Companies and organizations that have ventured into the world of social media as a prominent source of advertisement, set guidelines for their employees to follow when accessing the companies social media sites. From recent reports within companies and their employees experiencing issues of bringing the company into disrepute, yet guidelines have become an essential for 24% of companies. This is usually simulated from employees giving their opinion about the brand they represent on their personal SNS, and at the same time employed and “representing” their company/brand.

Brand bashing among employees according to Beast of Traal.com’s blog  is ‘someone who posts inflammatory, extraneous, or off-topic messages in an online community.’ This is something that many employees of competitive brands are doing more often since SNS has been implemented in most organizations. For example, a major brand like Red Bull and their employees get on their personal social media profiles and bash Monster energy drink posting negative statements about the competitors brand. From being an employee at Red Bull our manager has stated the importance of how brand bashing is not permitted of any employee.

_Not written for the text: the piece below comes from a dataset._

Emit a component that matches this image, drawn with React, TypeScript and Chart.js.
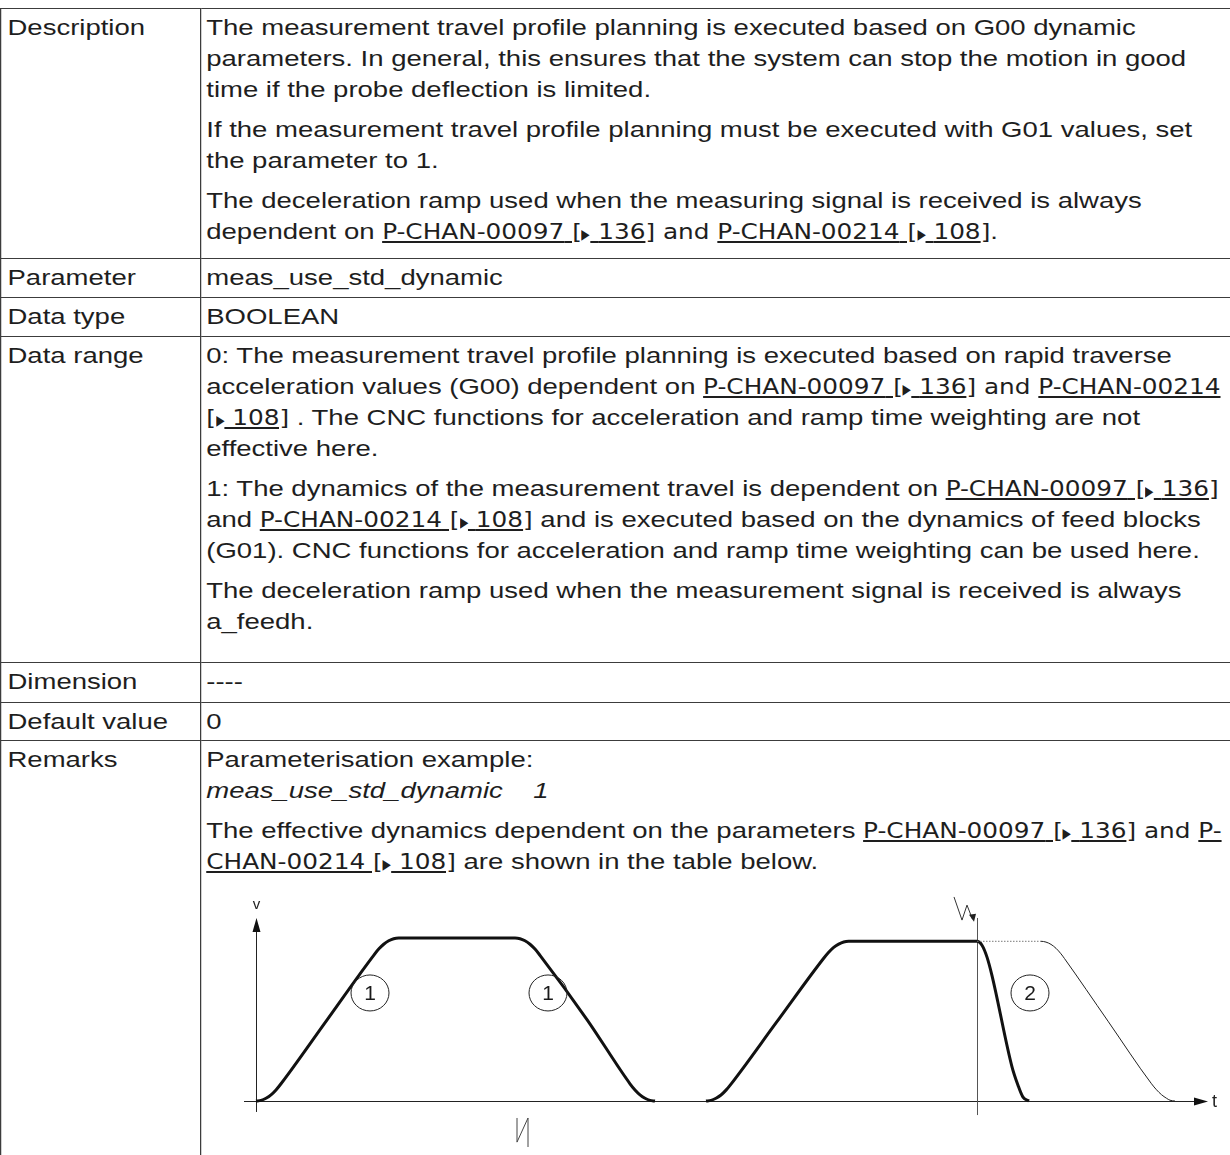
import React, { useEffect, useRef } from "react";
import { Chart, registerables } from "chart.js";

Chart.register(...registerables);

// ---- data (time in arbitrary units, velocity relative to plateau) ----
const FIRST_T = [0, 0.5, 1.0, 1.5, 2.0, 2.5, 7.0, 11.77, 12.27, 12.77, 13.27, 13.77, 14.27, 25.9, 26.4, 26.9, 27.4, 27.9, 28.4, 33.1, 37.4, 37.9, 38.4, 38.9, 39.4, 39.9];
const FIRST_V = [0, 0.004, 0.017, 0.038, 0.068, 0.106, 0.489, 0.894, 0.932, 0.962, 0.983, 0.996, 1, 1, 0.996, 0.983, 0.962, 0.932, 0.894, 0.5, 0.106, 0.068, 0.038, 0.017, 0.004, 0];

const MEAS_T = [45.0, 45.5, 46.0, 46.5, 47.0, 47.5, 52.0, 56.77, 57.27, 57.77, 58.27, 58.77, 59.27, 72.1, 72.6, 73.1, 73.6, 75.6, 76.2, 76.7, 77.3];
const MEAS_V = [0, 0.004, 0.017, 0.037, 0.067, 0.104, 0.479, 0.876, 0.913, 0.943, 0.963, 0.976, 0.98, 0.98, 0.956, 0.883, 0.77, 0.21, 0.097, 0.024, 0];

const STD_T = [72.1, 78.5, 79.0, 79.5, 80.0, 80.5, 80.85, 85.2, 89.55, 90.05, 90.55, 91.05, 91.4, 91.9];
const STD_V = [0.98, 0.98, 0.975, 0.961, 0.937, 0.903, 0.874, 0.49, 0.106, 0.069, 0.039, 0.017, 0.005, 0];

const SIGNAL_T = 72.1;
const AXIS_LABELS = { y: "v", x: "t" };
const MARKER_LABELS = ["1", "1", "2"];
const MARKER_T = [11.4, 29.2, 77.4];
const MARKER_V = [0.663, 0.663, 0.663];

const zip = (t: number[], v: number[]) => t.map((x, i) => ({ x, y: v[i] }));

const diagramPlugin = {
  id: "diagram",
  beforeDatasetsDraw(chart: any) {
    const { ctx, scales } = chart;
    const X = (t: number) => scales.x.getPixelForValue(t);
    const Y = (v: number) => scales.y.getPixelForValue(v);
    ctx.save();
    ctx.strokeStyle = "#222";
    ctx.fillStyle = "#111";
    ctx.lineWidth = 1;
    const y0 = Math.round(Y(0)) + 0.5;
    // x axis
    ctx.beginPath();
    ctx.moveTo(X(-1.2), y0);
    ctx.lineTo(X(94.0), y0);
    ctx.stroke();
    ctx.beginPath();
    ctx.moveTo(X(95.2), y0);
    ctx.lineTo(X(95.2) - 14, y0 - 4);
    ctx.lineTo(X(95.2) - 14, y0 + 4);
    ctx.closePath();
    ctx.fill();
    // y axis
    const x0 = Math.round(X(0)) + 0.5;
    ctx.beginPath();
    ctx.moveTo(x0, Y(-0.067));
    ctx.lineTo(x0, Y(1.05));
    ctx.stroke();
    ctx.beginPath();
    ctx.moveTo(x0, Y(1.123));
    ctx.lineTo(x0 - 4, Y(1.123) + 14);
    ctx.lineTo(x0 + 4, Y(1.123) + 14);
    ctx.closePath();
    ctx.fill();
    // axis labels
    ctx.fillStyle = "#222";
    ctx.font = "15px 'Liberation Sans', Arial, sans-serif";
    ctx.textAlign = "center";
    ctx.textBaseline = "middle";
    ctx.fillText(AXIS_LABELS.y, x0, Y(1.202));
    ctx.font = "18px 'Liberation Sans', Arial, sans-serif";
    ctx.textAlign = "left";
    ctx.fillText(AXIS_LABELS.x, X(95.6), y0 + 1);
    // measuring-signal line
    ctx.strokeStyle = "#555";
    const xs = Math.round(X(SIGNAL_T)) + 0.5;
    ctx.beginPath();
    ctx.moveTo(xs, Y(1.123));
    ctx.lineTo(xs, Y(-0.086));
    ctx.stroke();
    // lightning symbol (signal)
    ctx.strokeStyle = "#333";
    ctx.beginPath();
    ctx.moveTo(X(69.8), Y(1.252));
    ctx.lineTo(X(70.6), Y(1.11));
    ctx.lineTo(X(71.1), Y(1.202));
    ctx.lineTo(X(71.65), Y(1.115));
    ctx.stroke();
    ctx.fillStyle = "#222";
    ctx.beginPath();
    const ax = X(71.8), ay = Y(1.1);
    ctx.moveTo(ax, ay);
    ctx.lineTo(ax - 5, ay - 7);
    ctx.lineTo(ax + 2, ay - 8);
    ctx.closePath();
    ctx.fill();
    // lightning symbol below axis
    ctx.strokeStyle = "#444";
    ctx.beginPath();
    ctx.moveTo(X(26.1), Y(-0.104));
    ctx.lineTo(X(26.1), Y(-0.252));
    ctx.lineTo(X(27.2), Y(-0.104));
    ctx.lineTo(X(27.2), Y(-0.282));
    ctx.stroke();
    ctx.restore();
  },
  afterDatasetsDraw(chart: any) {
    const { ctx, scales } = chart;
    ctx.save();
    ctx.strokeStyle = "#222";
    ctx.lineWidth = 1;
    ctx.fillStyle = "#1a1a1a";
    ctx.font = "21px 'Liberation Sans', Arial, sans-serif";
    ctx.textAlign = "center";
    ctx.textBaseline = "middle";
    MARKER_LABELS.forEach((lab, i) => {
      const cx = scales.x.getPixelForValue(MARKER_T[i]);
      const cy = scales.y.getPixelForValue(MARKER_V[i]);
      ctx.beginPath();
      ctx.ellipse(cx, cy, 19, 18, 0, 0, Math.PI * 2);
      ctx.stroke();
      ctx.fillText(lab, cx, cy + 1);
    });
    ctx.restore();
  },
};

function Diagram() {
  const ref = useRef<HTMLCanvasElement | null>(null);
  useEffect(() => {
    if (!ref.current) return;
    const chart = new Chart(ref.current, {
      type: "line",
      data: {
        datasets: [
          {
            data: zip(STD_T, STD_V),
            borderColor: "#222",
            borderWidth: 1,
            pointRadius: 0,
            cubicInterpolationMode: "monotone",
            segment: {
              borderDash: (c: any) => (c.p1.parsed.x <= 78.5 ? [1.5, 1.5] : undefined),
              borderColor: (c: any) => (c.p1.parsed.x <= 78.5 ? "#777" : undefined),
            },
          },
          {
            data: zip(FIRST_T, FIRST_V),
            borderColor: "#111",
            borderWidth: 3,
            pointRadius: 0,
            cubicInterpolationMode: "monotone",
          },
          {
            data: zip(MEAS_T, MEAS_V),
            borderColor: "#111",
            borderWidth: 3,
            pointRadius: 0,
            cubicInterpolationMode: "monotone",
          },
        ],
      } as any,
      options: {
        animation: false,
        responsive: false,
        maintainAspectRatio: false,
        layout: { padding: 0 },
        events: [],
        plugins: { legend: { display: false }, tooltip: { enabled: false } },
        scales: {
          x: { type: "linear", min: -2.6, max: 97.4, display: false },
          y: { type: "linear", min: -0.331, max: 1.356, display: false },
        },
      } as any,
      plugins: [diagramPlugin as any],
    });
    return () => chart.destroy();
  }, []);
  return (
    <canvas
      ref={ref}
      width={1000}
      height={275}
      style={{ position: "absolute", left: 230, top: 880, width: 1000, height: 275 }}
    />
  );
}

const narrow = "'Liberation Sans Narrow', 'DejaVu Sans Condensed', sans-serif";
const linkStyle: React.CSSProperties = { fontFamily: narrow, fontSize: "22px", lineHeight: "1" };

function Tri() {
  return (
    <span
      style={{
        display: "inline-block",
        fontFamily: "'DejaVu Sans', sans-serif",
        fontSize: "14px",
        lineHeight: "1",
        transform: "scaleX(0.62)",
        margin: "0 -2px",
      }}
    >
      ▶
    </span>
  );
}

function Ref({ code, page }: { code: string; page: string }) {
  return (
    <span style={linkStyle}>
      <u>{code} [</u>
      <Tri />
      <u>&nbsp;{page}]</u>
    </span>
  );
}

const N = ({ children }: { children: any }) => <span style={linkStyle}>{children}</span>;

const P = ({ children, last }: { children: any; last?: boolean }) => (
  <div style={{ margin: 0, marginBottom: last ? 0 : 9, whiteSpace: "nowrap" }}>{children}</div>
);

const td1: React.CSSProperties = {
  border: "1px solid #3c3c3c",
  padding: "3px 3px 3px 5px",
  verticalAlign: "top",
};
const td2: React.CSSProperties = {
  border: "1px solid #3c3c3c",
  padding: "3px 3px 3px 4px",
  verticalAlign: "top",
};

export default function App() {
  useEffect(() => {
    document.documentElement.style.overflow = "hidden";
    document.body.style.overflow = "hidden";
  }, []);
  return (
    <div
      style={{
        position: "absolute",
        left: 0,
        top: 0,
        width: 1230,
        height: 1155,
        overflow: "hidden",
        background: "#fff",
      }}
    >
      <div
        style={{
          position: "absolute",
          left: 0,
          top: 0,
          width: 1000,
          transform: "scaleX(1.25)",
          transformOrigin: "0 0",
          fontFamily: "'Liberation Sans', Arial, sans-serif",
          fontSize: "22px",
          lineHeight: "31px",
          color: "#1e1e1e",
        }}
      >
        <table
          style={{
            position: "absolute",
            left: 0,
            top: 8,
            width: 1000,
            borderCollapse: "collapse",
            tableLayout: "fixed",
          }}
        >
          <colgroup>
            <col style={{ width: 160 }} />
            <col style={{ width: 840 }} />
          </colgroup>
          <tbody>
            <tr style={{ height: 250 }}>
              <td style={td1}>Description</td>
              <td style={td2}>
                <P>
                  The measurement travel profile planning is executed based on G00 dynamic
                  <br />
                  parameters. In general, this ensures that the system can stop the motion in good
                  <br />
                  time if the probe deflection is limited.
                </P>
                <P>
                  If the measurement travel profile planning must be executed with G01 values, set
                  <br />
                  the parameter to 1.
                </P>
                <P last>
                  The deceleration ramp used when the measuring signal is received is always
                  <br />
                  dependent on <Ref code="P-CHAN-00097" page="136" />
                  <N> and </N>
                  <Ref code="P-CHAN-00214" page="108" />.
                </P>
              </td>
            </tr>
            <tr style={{ height: 39 }}>
              <td style={td1}>Parameter</td>
              <td style={td2}>meas_use_std_dynamic</td>
            </tr>
            <tr style={{ height: 39 }}>
              <td style={td1}>Data type</td>
              <td style={td2}>BOOLEAN</td>
            </tr>
            <tr style={{ height: 326 }}>
              <td style={td1}>Data range</td>
              <td style={td2}>
                <P>
                  0: The measurement travel profile planning is executed based on rapid traverse
                  <br />
                  acceleration values (G00) dependent on <Ref code="P-CHAN-00097" page="136" />
                  <N> and </N>
                  <span style={linkStyle}>
                    <u>P-CHAN-00214</u>
                  </span>
                  <br />
                  <span style={linkStyle}>
                    <u>[</u>
                    <Tri />
                    <u>&nbsp;108]</u>
                  </span>{" "}
                  . The CNC functions for acceleration and ramp time weighting are not
                  <br />
                  effective here.
                </P>
                <P>
                  1: The dynamics of the measurement travel is dependent on{" "}
                  <Ref code="P-CHAN-00097" page="136" />
                  <br />
                  and <Ref code="P-CHAN-00214" page="108" /> and is executed based on the dynamics of feed
                  blocks
                  <br />
                  (G01). CNC functions for acceleration and ramp time weighting can be used here.
                </P>
                <P last>
                  The deceleration ramp used when the measurement signal is received is always
                  <br />
                  a_feedh.
                </P>
              </td>
            </tr>
            <tr style={{ height: 40 }}>
              <td style={td1}>Dimension</td>
              <td style={td2}>----</td>
            </tr>
            <tr style={{ height: 38 }}>
              <td style={td1}>Default value</td>
              <td style={td2}>0</td>
            </tr>
            <tr>
              <td style={td1}>Remarks</td>
              <td style={td2}>
                <P>
                  Parameterisation example:
                  <br />
                  <i style={{ whiteSpace: "pre" }}>meas_use_std_dynamic    1</i>
                </P>
                <P>
                  The effective dynamics dependent on the parameters{" "}
                  <Ref code="P-CHAN-00097" page="136" />
                  <N> and </N>
                  <span style={linkStyle}>
                    <u>P-</u>
                  </span>
                  <br />
                  <span style={linkStyle}>
                    <u>CHAN-00214 [</u>
                    <Tri />
                    <u>&nbsp;108]</u>
                  </span>{" "}
                  are shown in the table below.
                </P>
                <div style={{ height: 400 }} />
              </td>
            </tr>
          </tbody>
        </table>
      </div>
      <Diagram />
    </div>
  );
}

These factors of negative and ill-usage of social media sites within a company are the main reasons that managers install social media guidelines. Most companies create descriptive guidelines for their employees to know the “DOS” and “DONT’s” of the companies Social Media usage. The biggest recommendation that chapter 5 in the text states about guidelines of Social Media is when “Reminding employees to remain professional If they are not engaging with social media on behalf of an organization, they should state ‘views are my own’ on their social media profiles and should only visit these sites  when not actively involved in company business.”